The decision to use 1971 figures followed from the days of the seventh panel was taken to avoid bias or disadvantage to any state that may choose to pursue family planning to contain population, a policy once vigorously initiated and incentivised by the Centre. The qualification to “take into account the demographic changes that have taken place subsequent to 1971” does not necessarily mean 2011 population. That the choice of 2011 figures has adversely affected states like Kerala, Tamil Nadu, West Bengal and Andhra Pradesh is clear from the fact that the population share of Kerala in 1971 was 3.931%, Tamil Nadu 7.586%, West Bengal 8.159% and AP 5.098% while the share in 2011 is 2.8% for Kerala, 6.06% for Tamil Nadu, 7.66% for West Bengal and 4.14% for AP. In sharp contrast, the share of Bihar, Gujarat, Haryana, Rajasthan, UP and many others have increased in 2011. The inter se share for states worked out by FFC after adjusting for rural and urban population ratio and area works out to 2.673% for Kerala, and 5.918% for Tamil Nadu to mention the most conspicuous cases. A finance commission constituted after the historic 73rd/74th Constitutional Amendments has a moral, if not legal, responsibility to respect the letter and spirit of parts IX and IXA of the Constitution which demand a vibrant and viable local democracy. In fact all the previous commissions used criteria relating to devolution and decentralisation for inter se distribution. Here it is instructive to listen to FFC which says:

“In our view, neither the ToR nor the Constitution permits the Finance Commission to play any role in the devolution of powers to panchayats and municipalities or to promote a particular model of decentralization. Therefore, we considered it appropriate not to use an index or indices of devolution or decentralization for the purpose of transfer of resources to states for panchayats and municipalities.” (p111, emphasis as in original).

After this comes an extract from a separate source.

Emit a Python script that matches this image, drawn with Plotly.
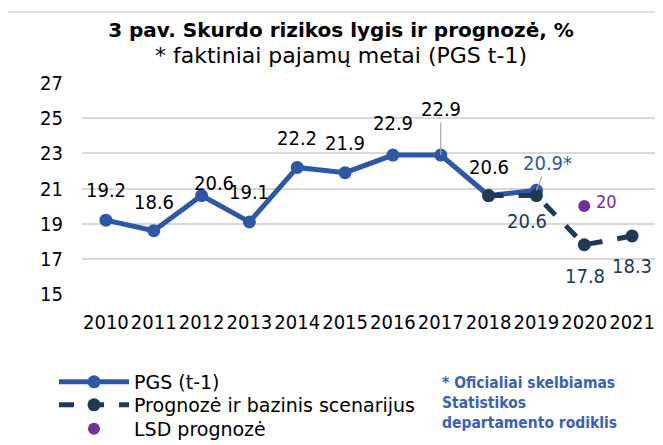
import plotly.graph_objects as go

# ---- data ----
years = ["2010", "2011", "2012", "2013", "2014", "2015", "2016", "2017", "2018", "2019", "2020", "2021"]
pgs_years = ["2010", "2011", "2012", "2013", "2014", "2015", "2016", "2017", "2018", "2019"]
pgs_values = [19.2, 18.6, 20.6, 19.1, 22.2, 21.9, 22.9, 22.9, 20.6, 20.9]
pgs_labels = ["19.2", "18.6", "20.6", "19.1", "22.2", "21.9", "22.9", "22.9", "20.6", "20.9*"]
forecast_years = ["2018", "2019", "2020", "2021"]
forecast_values = [20.6, 20.6, 17.8, 18.3]
forecast_labels = ["", "20.6", "17.8", "18.3"]
lsd_years = ["2020"]
lsd_values = [20]
lsd_labels = ["20"]
y_ticks = [15, 17, 19, 21, 23, 25, 27]

# ---- styles ----
NUMF = "DejaVu Sans Condensed"
TXTF = "DejaVu Sans"
BLUE = "#2E58A5"
NAVY = "#203A55"
PURPLE = "#7030A0"
GRID = "#D9D9D9"

OFF = 8  # default body margin of the page
W, H = 663 - OFF, 445 - OFF
PL, PR, PT, PB = 82, 656, 83, 294  # plot area in window pixels
ML, MR, MT, MB = PL - OFF, W - (PR - OFF), PT - OFF, H - (PB - OFF)
PW, PH = PR - PL, PB - PT


def px_x(p):
    return (p - PL) / PW


def px_y(p):
    return (PB - p) / PH


def cx(p):
    return (p - OFF) / W


fig = go.Figure()
fig.add_trace(go.Scatter(
    x=pgs_years, y=pgs_values, name="PGS (t-1)", mode="lines+markers",
    line=dict(color=BLUE, width=5), marker=dict(size=13, color=BLUE),
    legend="legend", showlegend=True,
))
fig.add_trace(go.Scatter(
    x=forecast_years, y=forecast_values, name="Prognozė ir bazinis scenarijus",
    mode="lines+markers", line=dict(color=NAVY, width=5, dash="dash"),
    marker=dict(size=13, color=NAVY), legend="legend2", showlegend=True,
))
fig.add_trace(go.Scatter(
    x=lsd_years, y=lsd_values, name="LSD prognozė", mode="markers",
    marker=dict(size=12, color=PURPLE, symbol="circle"), legend="legend3", showlegend=True,
))

annotations = []
pgs_offsets = [(0, 30), (0, 29), (12, 13), (0, 30), (0, 29), (0, 30), (0, 32), None, (0, 29), None]
pgs_arrows = {7: (0, -46), 9: (11, -27)}
for i, (xv, yv, lab) in enumerate(zip(pgs_years, pgs_values, pgs_labels)):
    color = BLUE if lab.endswith("*") else "black"
    xi = years.index(xv)
    if i in pgs_arrows:
        ax, ay = pgs_arrows[i]
        annotations.append(dict(
            x=xi, y=yv, xref="x", yref="y", text=lab, showarrow=True,
            ax=ax, ay=ay, arrowhead=0, arrowwidth=1.2, arrowcolor="#A6A6A6",
            font=dict(family=NUMF, size=20, color=color),
        ))
    else:
        xs, ys = pgs_offsets[i]
        annotations.append(dict(
            x=xi, y=yv, xref="x", yref="y", text=lab, showarrow=False,
            xshift=xs, yshift=ys, font=dict(family=NUMF, size=20, color=color),
        ))

forecast_offsets = [(0, 0), (-9, -25), (1, -31), (0, -30)]
for (xv, yv, lab), (xs, ys) in zip(zip(forecast_years, forecast_values, forecast_labels), forecast_offsets):
    if not lab:
        continue
    annotations.append(dict(
        x=years.index(xv), y=yv, xref="x", yref="y", text=lab, showarrow=False,
        xshift=xs, yshift=ys, font=dict(family=NUMF, size=20, color=NAVY),
    ))

for xv, yv, lab in zip(lsd_years, lsd_values, lsd_labels):
    annotations.append(dict(
        x=years.index(xv), y=yv, xref="x", yref="y", text=lab, showarrow=False,
        xshift=22, yshift=5, font=dict(family=NUMF, size=18, color=PURPLE),
    ))

annotations.append(dict(
    x=px_x(440), y=px_y(372), xref="paper", yref="paper", xanchor="left", yanchor="top",
    text="<b>* Oficialiai skelbiamas<br>Statistikos<br>departamento rodiklis</b>",
    align="left", showarrow=False, font=dict(family=NUMF, size=15.5, color="#3A62B0"),
))

legend_common = dict(
    xref="paper", yref="paper", xanchor="left", yanchor="middle",
    font=dict(family=TXTF, size=19, color="black"), itemwidth=70,
    bgcolor="rgba(0,0,0,0)", visible=True,
)

fig.update_layout(
    width=W, height=H,
    showlegend=True,
    margin=dict(l=ML, r=MR, t=MT, b=MB, autoexpand=False),
    paper_bgcolor="white", plot_bgcolor="white",
    font=dict(family=NUMF, size=20, color="black"),
    title=dict(
        text="<b>3 pav. Skurdo rizikos lygis ir prognozė, %</b><br>"
             "<span style='font-size:22px'>* faktiniai pajamų metai (PGS t-1)</span>",
        x=cx(341), xanchor="center", y=1 - 29 / H, yanchor="top", yref="container",
        font=dict(family=TXTF, size=20, color="black"),
    ),
    xaxis=dict(
        type="category", categoryorder="array", categoryarray=years,
        range=[-0.5, len(years) - 0.5], showgrid=False, showline=False, zeroline=False,
        ticks="", tickfont=dict(size=20), ticklabelstandoff=14, tickangle=0,
    ),
    yaxis=dict(
        range=[15, 27], tickvals=y_ticks, showgrid=True, gridcolor=GRID, gridwidth=1.5,
        zeroline=False, showline=False, ticks="", tickfont=dict(size=20), ticklabelstandoff=18,
    ),
    legend=dict(x=px_x(54), y=px_y(382), **legend_common),
    legend2=dict(x=px_x(54), y=px_y(405), **legend_common),
    legend3=dict(x=px_x(54), y=px_y(429), **legend_common),
    annotations=annotations,
    shapes=[dict(
        type="rect", xref="paper", yref="paper",
        x0=px_x(6), x1=px_x(700), y0=px_y(480), y1=px_y(12),
        line=dict(color=GRID, width=1.5), fillcolor="rgba(0,0,0,0)", layer="below",
    )],
)

fig.write_html("out.html")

However, the Constitution mandates the creation of gram sabha, people’s participation, five-yearly elections, reservation of seats for women and backward communities, creation of “institutions of self-government” at the panchayat and municipality levels, tasked to prepare plans for “economic development and social justice”, establishment of the District Planning Committee and prepare “a draft development plan for the district as a whole” and the like that proclaim a sui generis model of decentralisation. Of course, no central finance commission can ignore state finance commissions, because Article 280(3) establishing the Union Finance Commission was amended as part of the 73rd/74th Constitutional Amendments, adding sub-clauses (bb) and (c) to 280(3) requiring to supplement the consolidated fund of a state through appropriate steps. The ToR No.4 sub-clause (iii) of FFC is derived directly from these clauses. The condition “on the basis of the recommendations made by the Finance Commission of the state” is not to be treated as a needless irritant. It is a firm acknowledgment of the organic link between Union and state finance commissions as part of our fiscal federalism. Also, the language of the two finance panels with reference to their tasks doesn’t differ substantially except that the former is designed to rectify the fiscal imbalances at the Centre-state level and the latter at the state-sub-state level. In this situation staying neutral is improper for a commission expected to play a decisive role in shaping India’s federal fiscal architecture, more so when we witness wilful negligence by several states in honouring constitutional obligations.

That states in general have been reluctant to part with power, functions and funds to local governments and failed to set up institutional frameworks mandated by the Constitution is well-known. The effort of the 13th finance commission to divide local government grants into basic unconditional grants and conditional performance grants was meant to incentivise the “laggards”. To avail of performance grants the PRIs had to fulfill six conditionalities and urban local bodies nine. The FFC not only reduced the share of performance grants from 34 to 10% of the previous panel but also made the conditionalities stipulated less demanding. To be eligible for performance grants the gram panchayats will have to submit audited accounts that relate to a year not earlier than two years preceding the year in which they claim the grant. It will also “have to show an increase in the own revenues”. These are tepid conditions. To show an increase in own revenue—it could mean even one rupee hike—is different from insisting on a specific jump above an allowance for normal buoyancy. That Kerala has followed an accrual-based double entry accounting system from 2011-12 for panchayats and municipalities is an example to be incentivised because accounting reforms have been underway with the CAG’s help since the days of the 11th panel. That Budget 2015-16 cut allocations to the panchayati raj ministry to Rs 95 crore from Rs 3401 crore has to be seen as an ominous portent of the future of our local democracy.